You have to build simple ethernet-connected chain of devices and continuously check that it's healthy. In order to save money and time you decide to replace individual devices (say Raspberries) with multiple USB ethernet adapters. You buy Chinese ones. What could go wrong?

We're building an escape room. There's plenty of them in Wrocław but our is special, because it's dedicated for IT guys. Random people would have lot of trouble solving even first riddles. These riddles are supposed to be great fun for tech people.

I don't want to spoil what are the riddles. Let us stay with the technical problem that I had at hand. Multiple devices need to be accessible in some specific configuration to solve one of the riddles. It made no sense to have these devices if their only purpose was to respond to some ICMP packet (certainly there is even more low-level solution, but we need something easy and reliable now). We decided to limit number of these and to attach USB ethernet adapters to each. My colleague has bought some Chinese adapters like on picture below and problems emerged immediately.


BTW the funny fact about CE marks on some devices (I'm not sure about this one) may not actually be CE marks but "China Export". You can read more about it here.

Perfect hardware clones!

So what's the problem? Well... when I firstly plugged in first adapted I made some configuration changes in Raspbian and was happy that everything works flawlessly. However, couple of days after I connected second adapter to the same device and it was the time when the problem surfaced. All of these USB adapters had the same MAC address. To make it even worse, after inspecting what's in /sys, I was sure that all of the USB parameters are also identical. In other words these devices were perfect clones. ROM was the same for all of them! And btw one out of 8 was not working at all.

Why this is a problem? It's because if the names are the same, kernel will rename network interface name to something like rename{number} and there's no reliable way to tell which interface is connected to which cable. Sadly, they also share the same MAC, so if you connect all adapters to the same switch, funny things will start to happen!

Ubootdev for the rescue

I'm not that into Linux, but I immediately knew where to look for - udev. I was afraid that there won't be a way to differentiate between adapters at udev level and I was right.

However, some silly (maybe not silly. If something is silly but it works it means it's not silly ;-) solution is possible: differentiate USB ports rather than the devices themselves.

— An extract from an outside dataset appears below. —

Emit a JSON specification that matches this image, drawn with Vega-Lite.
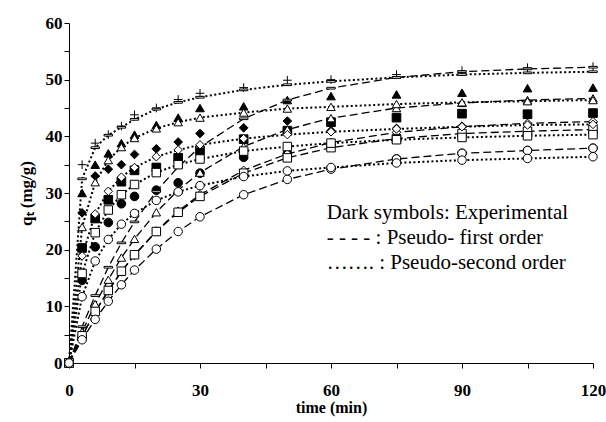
{
  "$schema": "https://vega.github.io/schema/vega-lite/v6.json",
  "width": 524,
  "height": 340,
  "autosize": {"type": "none"},
  "padding": {"left": 69, "top": 23, "right": 13, "bottom": 59},
  "background": "white",
  "config": {
    "view": {"stroke": null},
    "axis": {
      "grid": false,
      "domainColor": "black",
      "tickColor": "black",
      "labelColor": "black",
      "titleColor": "black",
      "labelFont": "Liberation Serif",
      "titleFont": "Liberation Serif",
      "labelFontWeight": "bold",
      "titleFontWeight": "bold",
      "labelFontSize": 17,
      "titleFontSize": 16,
      "tickSize": 5,
      "labelOverlap": false,
      "labelFlush": false
    }
  },
  "datasets": {
    "kin": [
      {"t": 0, "plus_exp": 0, "plus_pso": 0, "plus_pfo": 0, "tri_exp": 0, "tri_pso": 0, "tri_pfo": 0, "dia_exp": 0, "dia_pso": 0, "dia_pfo": 0, "sq_exp": 0, "sq_pso": 0, "sq_pfo": 0, "circ_exp": 0, "circ_pso": 0, "circ_pfo": 0},
      {"t": 3, "plus_exp": 35.0, "plus_pso": 32.5, "plus_pfo": 6.4, "tri_exp": 30.0, "tri_pso": 24.0, "tri_pfo": 5.5, "dia_exp": 26.5, "dia_pso": 18.9, "dia_pfo": 4.7, "sq_exp": 20.3, "sq_pso": 15.8, "sq_pfo": 4.8, "circ_exp": 14.6, "circ_pso": 11.7, "circ_pfo": 4.1},
      {"t": 6, "plus_exp": 38.8, "plus_pso": 38.0, "plus_pfo": 11.9, "tri_exp": 35.0, "tri_pso": 31.9, "tri_pfo": 10.4, "dia_exp": 33.0, "dia_pso": 26.3, "dia_pfo": 9.0, "sq_exp": 25.5, "sq_pso": 23.0, "sq_pfo": 9.1, "circ_exp": 20.5, "circ_pso": 18.0, "circ_pfo": 7.7},
      {"t": 9, "plus_exp": 40.3, "plus_pso": 40.2, "plus_pfo": 16.9, "tri_exp": 37.0, "tri_pso": 35.8, "tri_pfo": 14.7, "dia_exp": 34.2, "dia_pso": 30.3, "dia_pfo": 12.7, "sq_exp": 28.8, "sq_pso": 27.0, "sq_pfo": 12.8, "circ_exp": 24.8, "circ_pso": 21.8, "circ_pfo": 10.9},
      {"t": 12, "plus_exp": 41.8, "plus_pso": 41.6, "plus_pfo": 21.2, "tri_exp": 38.8, "tri_pso": 38.1, "tri_pfo": 18.6, "dia_exp": 35.0, "dia_pso": 32.8, "dia_pfo": 16.1, "sq_exp": 32.0, "sq_pso": 29.7, "sq_pfo": 16.2, "circ_exp": 28.1, "circ_pso": 24.5, "circ_pfo": 13.8},
      {"t": 15, "plus_exp": 43.8, "plus_pso": 43.0, "plus_pfo": 24.9, "tri_exp": 40.3, "tri_pso": 39.7, "tri_pfo": 21.9, "dia_exp": 36.8, "dia_pso": 34.5, "dia_pfo": 19.0, "sq_exp": 34.0, "sq_pso": 31.5, "sq_pfo": 19.1, "circ_exp": 29.4, "circ_pso": 26.4, "circ_pfo": 16.4},
      {"t": 20, "plus_exp": 45.0, "plus_pso": 44.8, "plus_pfo": 30.3, "tri_exp": 42.0, "tri_pso": 41.4, "tri_pfo": 26.6, "dia_exp": 37.8, "dia_pso": 36.4, "dia_pfo": 23.3, "sq_exp": 34.5, "sq_pso": 33.6, "sq_pfo": 23.2, "circ_exp": 30.5, "circ_pso": 28.7, "circ_pfo": 20.1},
      {"t": 25, "plus_exp": 46.5, "plus_pso": 46.0, "plus_pfo": 34.6, "tri_exp": 43.3, "tri_pso": 42.5, "tri_pfo": 30.5, "dia_exp": 39.0, "dia_pso": 37.6, "dia_pfo": 26.8, "sq_exp": 36.2, "sq_pso": 35.0, "sq_pfo": 26.6, "circ_exp": 31.8, "circ_pso": 30.2, "circ_pfo": 23.2},
      {"t": 30, "plus_exp": 47.6, "plus_pso": 46.9, "plus_pfo": 38.1, "tri_exp": 45.0, "tri_pso": 43.3, "tri_pfo": 33.6, "dia_exp": 40.5, "dia_pso": 38.5, "dia_pfo": 29.7, "sq_exp": 37.5, "sq_pso": 36.0, "sq_pfo": 29.4, "circ_exp": 33.5, "circ_pso": 31.3, "circ_pfo": 25.8},
      {"t": 40, "plus_exp": 48.6, "plus_pso": 48.2, "plus_pfo": 43.1, "tri_exp": 45.3, "tri_pso": 44.2, "tri_pfo": 38.2, "dia_exp": 41.5, "dia_pso": 39.6, "dia_pfo": 34.0, "sq_exp": 39.5, "sq_pso": 37.4, "sq_pfo": 33.5, "circ_exp": 36.3, "circ_pso": 32.9, "circ_pfo": 29.7},
      {"t": 50, "plus_exp": 49.9, "plus_pso": 49.1, "plus_pfo": 46.4, "tri_exp": 46.4, "tri_pso": 44.9, "tri_pfo": 41.2, "dia_exp": 42.7, "dia_pso": 40.3, "dia_pfo": 36.9, "sq_exp": 41.0, "sq_pso": 38.2, "sq_pfo": 36.2, "circ_exp": 37.0, "circ_pso": 33.9, "circ_pfo": 32.4},
      {"t": 60, "plus_exp": 50.0, "plus_pso": 49.7, "plus_pfo": 48.5, "tri_exp": 47.1, "tri_pso": 45.2, "tri_pfo": 43.2, "dia_exp": 41.0, "dia_pso": 40.8, "dia_pfo": 38.9, "sq_exp": 42.5, "sq_pso": 38.8, "sq_pfo": 38.0, "circ_exp": 34.4, "circ_pso": 34.5, "circ_pfo": 34.2},
      {"t": 75, "plus_exp": 50.9, "plus_pso": 50.4, "plus_pfo": 50.4, "tri_exp": 47.4, "tri_pso": 45.7, "tri_pfo": 45.0, "dia_exp": 41.4, "dia_pso": 41.3, "dia_pfo": 40.7, "sq_exp": 43.3, "sq_pso": 39.4, "sq_pfo": 39.6, "circ_exp": 36.0, "circ_pso": 35.3, "circ_pfo": 36.0},
      {"t": 90, "plus_exp": 51.6, "plus_pso": 50.9, "plus_pfo": 51.4, "tri_exp": 47.7, "tri_pso": 46.0, "tri_pfo": 45.9, "dia_exp": 41.8, "dia_pso": 41.7, "dia_pfo": 41.7, "sq_exp": 44.0, "sq_pso": 39.8, "sq_pfo": 40.5, "circ_exp": 37.0, "circ_pso": 35.8, "circ_pfo": 37.0},
      {"t": 105, "plus_exp": 52.1, "plus_pso": 51.2, "plus_pfo": 51.9, "tri_exp": 48.5, "tri_pso": 46.2, "tri_pfo": 46.4, "dia_exp": 42.2, "dia_pso": 42.0, "dia_pfo": 42.3, "sq_exp": 43.9, "sq_pso": 40.1, "sq_pfo": 40.9, "circ_exp": 37.5, "circ_pso": 36.1, "circ_pfo": 37.5},
      {"t": 120, "plus_exp": 52.3, "plus_pso": 51.4, "plus_pfo": 52.2, "tri_exp": 48.6, "tri_pso": 46.4, "tri_pfo": 46.7, "dia_exp": 42.5, "dia_pso": 42.1, "dia_pfo": 42.6, "sq_exp": 44.1, "sq_pso": 40.3, "sq_pfo": 41.2, "circ_exp": 37.9, "circ_pso": 36.4, "circ_pfo": 37.9}
    ],
    "notes": [
      {"t": 59, "q": 26.5, "label": "Dark symbols: Experimental"},
      {"t": 59, "q": 22.1, "label": "- - - - : Pseudo- first order"},
      {"t": 59, "q": 17.6, "label": "……. : Pseudo-second order"}
    ]
  },
  "encoding": {
    "x": {
      "field": "t",
      "type": "quantitative",
      "scale": {"domain": [0, 120], "nice": false, "zero": false},
      "axis": {
        "values": [0, 15, 30, 45, 60, 75, 90, 105, 120],
        "labelExpr": "datum.value % 30 === 0 ? datum.label : ''",
        "title": "time (min)",
        "labelPadding": 14,
        "titlePadding": 1
      }
    },
    "y": {
      "field": "q",
      "type": "quantitative",
      "scale": {"domain": [0, 60], "nice": false, "zero": false},
      "axis": {
        "values": [0, 5, 10, 15, 20, 25, 30, 35, 40, 45, 50, 55, 60],
        "labelExpr": "datum.value % 10 === 0 ? datum.label : ''",
        "title": "qₜ (mg/g)",
        "titleFontSize": 17,
        "labelPadding": 2,
        "titlePadding": 10
      }
    }
  },
  "layer": [
    {
      "data": {"name": "kin"},
      "transform": [{"fold": ["plus_pfo", "tri_pfo", "dia_pfo", "sq_pfo", "circ_pfo"], "as": ["key", "q"]}],
      "mark": {"type": "line", "color": "black", "strokeWidth": 1.3, "strokeDash": [8, 4]},
      "encoding": {"detail": {"field": "key"}}
    },
    {
      "data": {"name": "kin"},
      "transform": [{"fold": ["plus_pso", "tri_pso", "dia_pso", "sq_pso", "circ_pso"], "as": ["key", "q"]}],
      "mark": {"type": "line", "color": "black", "strokeWidth": 2, "strokeDash": [2, 2.5]},
      "encoding": {"detail": {"field": "key"}}
    },
    {
      "data": {"name": "kin"},
      "transform": [{"fold": ["plus_exp", "tri_exp", "dia_exp", "sq_exp", "circ_exp"], "as": ["key", "q"]}],
      "mark": {"type": "point", "filled": true, "fill": "black", "stroke": "black", "strokeWidth": 1, "size": 75, "opacity": 1},
      "encoding": {
        "shape": {
          "field": "key",
          "type": "nominal",
          "legend": null,
          "scale": {
            "domain": ["plus_exp", "tri_exp", "dia_exp", "sq_exp", "circ_exp"],
            "range": ["M-1,0L1,0M0,-1L0,1", "triangle-up", "diamond", "square", "circle"]
          }
        }
      }
    },
    {
      "data": {"name": "kin"},
      "transform": [{"fold": ["plus_pfo", "tri_pfo", "dia_pfo", "sq_pfo", "circ_pfo", "plus_pso", "tri_pso", "dia_pso", "sq_pso", "circ_pso"], "as": ["key", "q"]}],
      "mark": {"type": "point", "filled": true, "fill": "white", "stroke": "black", "strokeWidth": 1, "size": 72, "opacity": 1},
      "encoding": {
        "shape": {
          "field": "key",
          "type": "nominal",
          "legend": null,
          "scale": {
            "domain": ["plus_pfo", "tri_pfo", "dia_pfo", "sq_pfo", "circ_pfo", "plus_pso", "tri_pso", "dia_pso", "sq_pso", "circ_pso"],
            "range": ["M-1,-0.2L1,-0.2L1,0.2L-1,0.2Z", "triangle-up", "diamond", "square", "circle", "M-1,-0.2L1,-0.2L1,0.2L-1,0.2Z", "triangle-up", "diamond", "square", "circle"]
          }
        }
      }
    },
    {
      "data": {"name": "notes"},
      "mark": {"type": "text", "align": "left", "baseline": "middle", "font": "Liberation Serif", "fontSize": 21, "color": "black"},
      "encoding": {"text": {"field": "label"}}
    }
  ],
  "resolve": {"scale": {"shape": "independent"}}
}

I started to read documentation and have found that you can create rules based on ports, like following:

SUBSYSTEM=="net", KERNELS=="1-2:1.0", ATTR{address}=="00:e0:4c:53:44:58"

net is the subsystem we want. USB port must be provided in KERNELS parameter (S at the end is both intentional and crucial). By providing address attribute you may further target only these Chinese adapters you have on the desk.

Finding out usb ports proved to be a little tricky task. You can do it using udevadm utility.
I have prepared diagram for my RPi 3:



Please take note that this may be different in your case. The reason is that it all depends on:
  • hardware revision
  • firmware versions
  • kernel version
  • kernel modules version
Once we know these USB "addresses" we can write rules. Rules are below. I'd like to additionally emphasize two things:
  • you can target using ATTR{address}=="mac-here", but apparently there's no way to change it (ATTR{address}="new-mac" doesn't work)
  • changing MAC address is still possible (e.g. ifconfig <ifname> hw ether ...) and you can even use the name you set, but you must use absolute paths to executable!

SUBSYSTEM=="net", KERNELS=="1-1.2:1.0", ATTR{address}=="00:e0:4c:53:44:58", NAME="kabelek1", RUN+="/sbin/ifconfig kabelek1 hw ether 00:e0:4c:00:00:01"
SUBSYSTEM=="net", KERNELS=="1-1.4:1.0", ATTR{address}=="00:e0:4c:53:44:58", NAME="kabelek2", RUN+="/sbin/ifconfig kabelek2 hw ether 00:e0:4c:00:00:02"
SUBSYSTEM=="net", KERNELS=="1-1.3:1.0", ATTR{address}=="00:e0:4c:53:44:58", NAME="kabelek3", RUN+="/sbin/ifconfig kabelek3 hw ether 00:e0:4c:00:00:03"
SUBSYSTEM=="net", KERNELS=="1-1.5:1.0", ATTR{address}=="00:e0:4c:53:44:58", NAME="kabelek4", RUN+="/sbin/ifconfig kabelek4 hw ether 00:e0:4c:00:00:04"


And voile-a! You are free to connect lot of adapters to single Raspberry. You still need to maintain USB-port and Ethernet cables coupling and also you will need to do something with the cables ;)


This is how my desk looked like when I was figuring things out.

To summarize, almost everything can be done and if something really can't, then you somehow can circumvent. However I believe this trick is just palliative. Chinese adapters can backfire any time, so if you require reliability, then you should look for other hardware.